Robinson Crusoe

While travelling from Sydney to Manchester this month, I read Daniel Defoe’s Robinson Crusoe. Perhaps it was not the best of choice, what with the protagonist having a long, international journey interrupted by a storm and crashing onto an unknown, tropical island where for over twenty years he eked out a lonely existence. I should not have been surprised by the level and frequency of theology included in a novel from 1719, but I was. Crusoe clearly undergoes a Christian conversion, and shared his faith with Man Friday, the chap he rescues from savage cannibals. Frequently he talks of the providence of God, as puritans and early dissenters were wont to do. Defoe had once been a candidate for Presbyterian ministry, at a time when such clergy were at best politically suspect and at worse subjected to unpleasant discrimination and even persecution. Not only was it a good read, passing the long hours of a wearisome, long-haul flight, but it offered some morsels of spiritual food into the bargain:

“Those people cannot enjoy comfortably what God has given them because they see and covet what He has not given them. All of our discontents for what we want appear to me to spring from want of thankfulness for what we have.”

“Redemption from sin is greater then redemption from affliction.”

“How mercifully can our Creator treat His creatures, even in those conditions in which they seemed to be overwhelmed in destruction! How can He sweeten the bitterest providences, and give us cause to praise Him for dungeons and prisons! What a table was here spread for me in a wilderness where I saw nothing at first but to perish for hunger!”
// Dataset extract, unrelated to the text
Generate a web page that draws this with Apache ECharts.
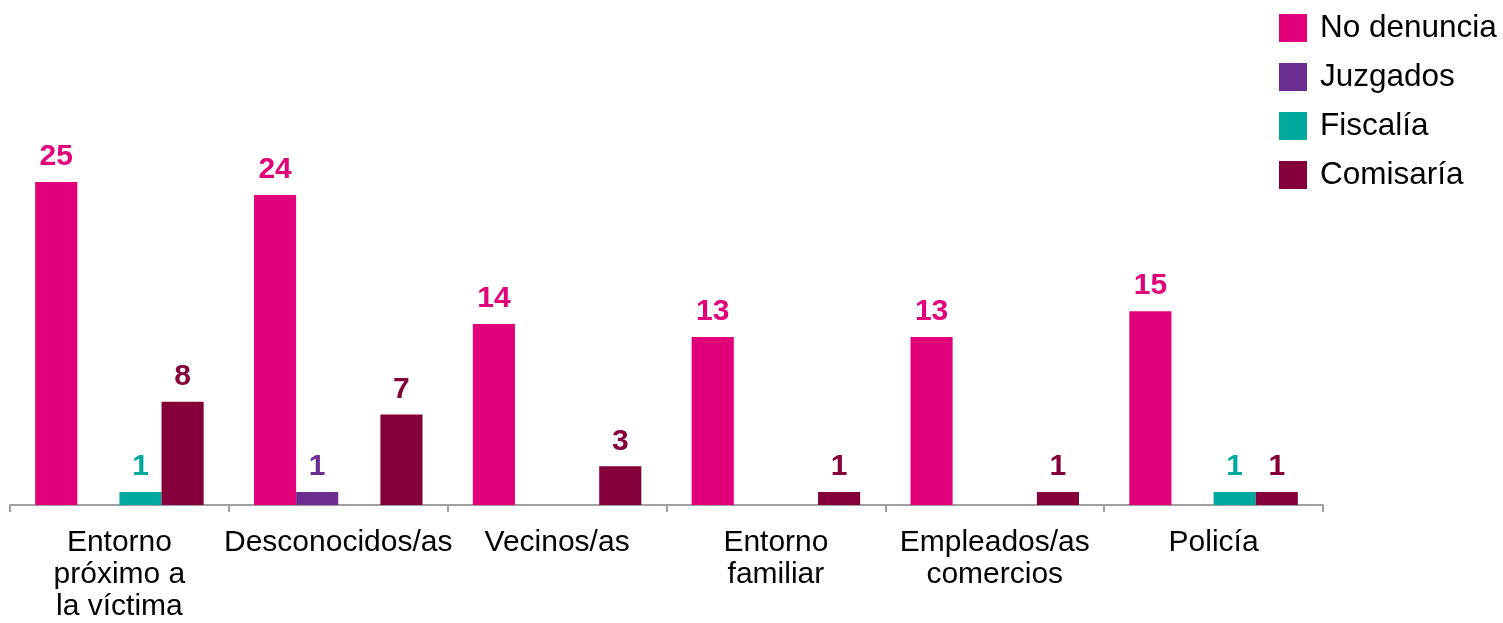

“What is this earth and sea of which I have seen so much? Whence is it produced? And what am I and all the other creatures, wild and tame, humane and brutal? Whence are we? Sure we are all made by some secret power, who formed the earth and sea, the air and sky; and who is that? Then it followed most naturally, It is God that has made it all. Well, but then it came on strangely, if God has made all these things, He guides and governs them all, and all things that concern them; for the power that could make all things must certainly have power to guide and direct them. If so, nothing can happen in the great circuit of His works, either without His knowledge or appointment. And if nothing happens without His knowledge, He knows that I am here, and am in this dreadful condition; and if nothing happens without His appointment, He has appointed all this to befall me."